DIRECTIONS FOR THIS TASK: Copy out the material below in full, but not its images.

INFORMATION SUPPLIED:
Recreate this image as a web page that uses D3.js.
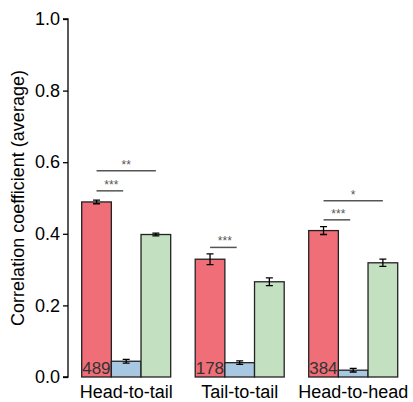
<!DOCTYPE html>
<html lang="en">
<head>
<meta charset="UTF-8">
<title>Correlation coefficient</title>
<style>
  body { margin: 0; background: #fff; }
  svg text { font-family: "Liberation Sans", Arial, sans-serif; }
</style>
</head>
<body>
<script src="https://cdn.jsdelivr.net/npm/d3@7"></script>
<script>
var groups = ['Head-to-tail', 'Tail-to-tail', 'Head-to-head'];
var series = ['red', 'blue', 'green'];
var counts = [489, 178, 384];
var means = [
  [0.489, 0.044, 0.398],
  [0.329, 0.040, 0.266],
  [0.409, 0.019, 0.319]
];
var errs = [
  [0.005, 0.005, 0.004],
  [0.015, 0.005, 0.011],
  [0.011, 0.005, 0.010]
];
var yTicks = [0, 0.2, 0.4, 0.6, 0.8, 1.0];
// significance brackets: group, from series, to series, level, stars
var sig = [
  [0, 0, 1, 0.52, '***'],
  [0, 0, 2, 0.576, '**'],
  [1, 0, 1, 0.362, '***'],
  [2, 0, 1, 0.439, '***'],
  [2, 0, 2, 0.492, '*']
];
var colors = { red: '#f06e77', blue: '#a8c7e0', green: '#c3e1c1' };

var W = 413, H = 402;
var svg = d3.select('body').append('svg')
    .attr('width', W)
    .attr('height', H);

var y = d3.scaleLinear().domain([0, 1]).range([377, 19]);
var x0 = d3.scaleBand().domain(groups).range([81.7, 397.7]).paddingInner(0.216).paddingOuter(0);
var x1 = d3.scaleBand().domain(series).range([0, x0.bandwidth()]);

// axis
var yAxis = d3.axisLeft(y).tickValues(yTicks).tickFormat(d3.format('.1f')).tickSize(5).tickPadding(3);
var ag = svg.append('g').attr('transform', 'translate(68,0)').call(yAxis);
ag.select('.domain').attr('d', 'M-5,' + y(1) + 'H0V' + y(0) + 'H-5').attr('stroke', '#000').attr('stroke-width', 1.3);
ag.selectAll('.tick line').attr('stroke', '#000').attr('stroke-width', 1.3);
ag.selectAll('.tick text').attr('font-size', 18).attr('fill', '#000')
  .style('font-family', '"Liberation Sans", Arial, sans-serif');

svg.append('text')
  .attr('transform', 'translate(24,' + y(0.5) + ') rotate(-90)')
  .attr('text-anchor', 'middle')
  .attr('font-size', 18)
  .text('Correlation coefficient (average)');

var gg = svg.selectAll('g.grp')
  .data(groups)
  .enter().append('g')
    .attr('class', 'grp')
    .attr('transform', function(d) { return 'translate(' + x0(d) + ',0)'; });

gg.selectAll('rect')
  .data(function(d, i) { return series.map(function(s, j) { return { s: s, v: means[i][j], e: errs[i][j] }; }); })
  .enter().append('rect')
    .attr('x', function(d) { return x1(d.s); })
    .attr('y', function(d) { return y(d.v); })
    .attr('width', x1.bandwidth())
    .attr('height', function(d) { return y(0) - y(d.v); })
    .attr('fill', function(d) { return colors[d.s]; })
    .attr('stroke', '#222')
    .attr('stroke-width', 1.3);

// error bars
gg.selectAll('path.err')
  .data(function(d, i) { return series.map(function(s, j) { return { s: s, v: means[i][j], e: errs[i][j] }; }); })
  .enter().append('path')
    .attr('class', 'err')
    .attr('fill', 'none')
    .attr('stroke', '#000')
    .attr('stroke-width', 1.3)
    .attr('d', function(d) {
      var cx = x1(d.s) + x1.bandwidth() / 2, t = y(d.v + d.e), b = y(d.v - d.e);
      return 'M' + (cx - 3.5) + ',' + t + 'H' + (cx + 3.5) + 'M' + cx + ',' + t + 'V' + b +
             'M' + (cx - 3.5) + ',' + b + 'H' + (cx + 3.5);
    });

// counts
gg.append('text')
  .attr('x', 0.5)
  .attr('y', y(0) - 3)
  .attr('font-size', 17)
  .attr('fill', '#333')
  .text(function(d, i) { return counts[i]; });

// group labels
gg.append('text')
  .attr('x', x0.bandwidth() / 2)
  .attr('y', 398)
  .attr('text-anchor', 'middle')
  .attr('font-size', 18)
  .attr('fill', '#000')
  .text(function(d) { return d; });

// significance
var sg = svg.selectAll('g.sig')
  .data(sig)
  .enter().append('g')
    .attr('class', 'sig');
sg.append('line')
  .attr('x1', function(d) { return x0(groups[d[0]]) + x1(series[d[1]]) + x1.bandwidth() / 2; })
  .attr('x2', function(d) {
    var c = x0(groups[d[0]]) + x1(series[d[2]]) + x1.bandwidth() / 2;
    return d[2] === 1 ? c - 3 : c;
  })
  .attr('y1', function(d) { return y(d[3]); })
  .attr('y2', function(d) { return y(d[3]); })
  .attr('stroke', '#555')
  .attr('stroke-width', 1.5);
sg.append('text')
  .attr('x', function(d) {
    var a = x0(groups[d[0]]) + x1(series[d[1]]) + x1.bandwidth() / 2;
    var b = x0(groups[d[0]]) + x1(series[d[2]]) + x1.bandwidth() / 2;
    return (a + b) / 2;
  })
  .attr('y', function(d) { return y(d[3]) - 2; })
  .attr('text-anchor', 'middle')
  .attr('font-size', 12)
  .attr('fill', '#555')
  .text(function(d) { return d[4]; });
</script>
</body>
</html>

WRITTEN SOLUTION:
Recreate this image as a web page that uses D3.js.
<!DOCTYPE html>
<html lang="en">
<head>
<meta charset="UTF-8">
<title>Correlation coefficient</title>
<style>
  body { margin: 0; background: #fff; }
  svg text { font-family: "Liberation Sans", Arial, sans-serif; }
</style>
</head>
<body>
<script src="https://cdn.jsdelivr.net/npm/d3@7"></script>
<script>
var groups = ['Head-to-tail', 'Tail-to-tail', 'Head-to-head'];
var series = ['red', 'blue', 'green'];
var counts = [489, 178, 384];
var means = [
  [0.489, 0.044, 0.398],
  [0.329, 0.040, 0.266],
  [0.409, 0.019, 0.319]
];
var errs = [
  [0.005, 0.005, 0.004],
  [0.015, 0.005, 0.011],
  [0.011, 0.005, 0.010]
];
var yTicks = [0, 0.2, 0.4, 0.6, 0.8, 1.0];
// significance brackets: group, from series, to series, level, stars
var sig = [
  [0, 0, 1, 0.52, '***'],
  [0, 0, 2, 0.576, '**'],
  [1, 0, 1, 0.362, '***'],
  [2, 0, 1, 0.439, '***'],
  [2, 0, 2, 0.492, '*']
];
var colors = { red: '#f06e77', blue: '#a8c7e0', green: '#c3e1c1' };

var W = 413, H = 402;
var svg = d3.select('body').append('svg')
    .attr('width', W)
    .attr('height', H);

var y = d3.scaleLinear().domain([0, 1]).range([377, 19]);
var x0 = d3.scaleBand().domain(groups).range([81.7, 397.7]).paddingInner(0.216).paddingOuter(0);
var x1 = d3.scaleBand().domain(series).range([0, x0.bandwidth()]);

// axis
var yAxis = d3.axisLeft(y).tickValues(yTicks).tickFormat(d3.format('.1f')).tickSize(5).tickPadding(3);
var ag = svg.append('g').attr('transform', 'translate(68,0)').call(yAxis);
ag.select('.domain').attr('d', 'M-5,' + y(1) + 'H0V' + y(0) + 'H-5').attr('stroke', '#000').attr('stroke-width', 1.3);
ag.selectAll('.tick line').attr('stroke', '#000').attr('stroke-width', 1.3);
ag.selectAll('.tick text').attr('font-size', 18).attr('fill', '#000')
  .style('font-family', '"Liberation Sans", Arial, sans-serif');

svg.append('text')
  .attr('transform', 'translate(24,' + y(0.5) + ') rotate(-90)')
  .attr('text-anchor', 'middle')
  .attr('font-size', 18)
  .text('Correlation coefficient (average)');

var gg = svg.selectAll('g.grp')
  .data(groups)
  .enter().append('g')
    .attr('class', 'grp')
    .attr('transform', function(d) { return 'translate(' + x0(d) + ',0)'; });

gg.selectAll('rect')
  .data(function(d, i) { return series.map(function(s, j) { return { s: s, v: means[i][j], e: errs[i][j] }; }); })
  .enter().append('rect')
    .attr('x', function(d) { return x1(d.s); })
    .attr('y', function(d) { return y(d.v); })
    .attr('width', x1.bandwidth())
    .attr('height', function(d) { return y(0) - y(d.v); })
    .attr('fill', function(d) { return colors[d.s]; })
    .attr('stroke', '#222')
    .attr('stroke-width', 1.3);

// error bars
gg.selectAll('path.err')
  .data(function(d, i) { return series.map(function(s, j) { return { s: s, v: means[i][j], e: errs[i][j] }; }); })
  .enter().append('path')
    .attr('class', 'err')
    .attr('fill', 'none')
    .attr('stroke', '#000')
    .attr('stroke-width', 1.3)
    .attr('d', function(d) {
      var cx = x1(d.s) + x1.bandwidth() / 2, t = y(d.v + d.e), b = y(d.v - d.e);
      return 'M' + (cx - 3.5) + ',' + t + 'H' + (cx + 3.5) + 'M' + cx + ',' + t + 'V' + b +
             'M' + (cx - 3.5) + ',' + b + 'H' + (cx + 3.5);
    });

// counts
gg.append('text')
  .attr('x', 0.5)
  .attr('y', y(0) - 3)
  .attr('font-size', 17)
  .attr('fill', '#333')
  .text(function(d, i) { return counts[i]; });

// group labels
gg.append('text')
  .attr('x', x0.bandwidth() / 2)
  .attr('y', 398)
  .attr('text-anchor', 'middle')
  .attr('font-size', 18)
  .attr('fill', '#000')
  .text(function(d) { return d; });

// significance
var sg = svg.selectAll('g.sig')
  .data(sig)
  .enter().append('g')
    .attr('class', 'sig');
sg.append('line')
  .attr('x1', function(d) { return x0(groups[d[0]]) + x1(series[d[1]]) + x1.bandwidth() / 2; })
  .attr('x2', function(d) {
    var c = x0(groups[d[0]]) + x1(series[d[2]]) + x1.bandwidth() / 2;
    return d[2] === 1 ? c - 3 : c;
  })
  .attr('y1', function(d) { return y(d[3]); })
  .attr('y2', function(d) { return y(d[3]); })
  .attr('stroke', '#555')
  .attr('stroke-width', 1.5);
sg.append('text')
  .attr('x', function(d) {
    var a = x0(groups[d[0]]) + x1(series[d[1]]) + x1.bandwidth() / 2;
    var b = x0(groups[d[0]]) + x1(series[d[2]]) + x1.bandwidth() / 2;
    return (a + b) / 2;
  })
  .attr('y', function(d) { return y(d[3]) - 2; })
  .attr('text-anchor', 'middle')
  .attr('font-size', 12)
  .attr('fill', '#555')
  .text(function(d) { return d[4]; });
</script>
</body>
</html>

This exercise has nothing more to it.